» **Requirements**
Retype all of the data. Every line must match exactly.

» **Provided material**
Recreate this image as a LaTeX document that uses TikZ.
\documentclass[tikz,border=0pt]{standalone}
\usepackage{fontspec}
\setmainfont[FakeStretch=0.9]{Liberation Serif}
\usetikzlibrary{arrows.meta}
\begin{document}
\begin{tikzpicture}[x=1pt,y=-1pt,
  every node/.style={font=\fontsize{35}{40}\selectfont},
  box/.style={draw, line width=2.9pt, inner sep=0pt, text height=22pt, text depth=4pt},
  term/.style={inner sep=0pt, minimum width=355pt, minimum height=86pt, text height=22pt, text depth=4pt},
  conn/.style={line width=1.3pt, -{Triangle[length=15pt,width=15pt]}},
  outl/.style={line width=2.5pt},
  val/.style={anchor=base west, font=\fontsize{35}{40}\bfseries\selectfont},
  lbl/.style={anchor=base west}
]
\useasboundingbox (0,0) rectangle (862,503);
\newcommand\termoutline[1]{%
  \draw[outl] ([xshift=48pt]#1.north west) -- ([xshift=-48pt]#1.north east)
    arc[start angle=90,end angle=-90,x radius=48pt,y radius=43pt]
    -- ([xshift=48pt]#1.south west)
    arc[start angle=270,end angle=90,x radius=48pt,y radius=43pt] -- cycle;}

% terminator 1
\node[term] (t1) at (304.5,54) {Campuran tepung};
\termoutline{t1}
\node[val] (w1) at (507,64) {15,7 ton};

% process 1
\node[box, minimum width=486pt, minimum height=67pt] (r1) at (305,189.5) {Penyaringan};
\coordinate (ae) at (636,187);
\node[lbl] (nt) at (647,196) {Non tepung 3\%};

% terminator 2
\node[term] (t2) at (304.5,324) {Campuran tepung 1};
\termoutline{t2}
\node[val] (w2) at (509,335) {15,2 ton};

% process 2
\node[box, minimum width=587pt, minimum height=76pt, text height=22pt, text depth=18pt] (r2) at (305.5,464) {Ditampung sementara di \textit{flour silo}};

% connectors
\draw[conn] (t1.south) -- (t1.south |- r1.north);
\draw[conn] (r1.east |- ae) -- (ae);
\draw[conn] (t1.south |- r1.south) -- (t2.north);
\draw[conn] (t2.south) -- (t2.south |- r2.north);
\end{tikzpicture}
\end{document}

» **Written response**
Recreate this image as a LaTeX document that uses TikZ.
\documentclass[tikz,border=0pt]{standalone}
\usepackage{fontspec}
\setmainfont[FakeStretch=0.9]{Liberation Serif}
\usetikzlibrary{arrows.meta}
\begin{document}
\begin{tikzpicture}[x=1pt,y=-1pt,
  every node/.style={font=\fontsize{35}{40}\selectfont},
  box/.style={draw, line width=2.9pt, inner sep=0pt, text height=22pt, text depth=4pt},
  term/.style={inner sep=0pt, minimum width=355pt, minimum height=86pt, text height=22pt, text depth=4pt},
  conn/.style={line width=1.3pt, -{Triangle[length=15pt,width=15pt]}},
  outl/.style={line width=2.5pt},
  val/.style={anchor=base west, font=\fontsize{35}{40}\bfseries\selectfont},
  lbl/.style={anchor=base west}
]
\useasboundingbox (0,0) rectangle (862,503);
\newcommand\termoutline[1]{%
  \draw[outl] ([xshift=48pt]#1.north west) -- ([xshift=-48pt]#1.north east)
    arc[start angle=90,end angle=-90,x radius=48pt,y radius=43pt]
    -- ([xshift=48pt]#1.south west)
    arc[start angle=270,end angle=90,x radius=48pt,y radius=43pt] -- cycle;}

% terminator 1
\node[term] (t1) at (304.5,54) {Campuran tepung};
\termoutline{t1}
\node[val] (w1) at (507,64) {15,7 ton};

% process 1
\node[box, minimum width=486pt, minimum height=67pt] (r1) at (305,189.5) {Penyaringan};
\coordinate (ae) at (636,187);
\node[lbl] (nt) at (647,196) {Non tepung 3\%};

% terminator 2
\node[term] (t2) at (304.5,324) {Campuran tepung 1};
\termoutline{t2}
\node[val] (w2) at (509,335) {15,2 ton};

% process 2
\node[box, minimum width=587pt, minimum height=76pt, text height=22pt, text depth=18pt] (r2) at (305.5,464) {Ditampung sementara di \textit{flour silo}};

% connectors
\draw[conn] (t1.south) -- (t1.south |- r1.north);
\draw[conn] (r1.east |- ae) -- (ae);
\draw[conn] (t1.south |- r1.south) -- (t2.north);
\draw[conn] (t2.south) -- (t2.south |- r2.north);
\end{tikzpicture}
\end{document}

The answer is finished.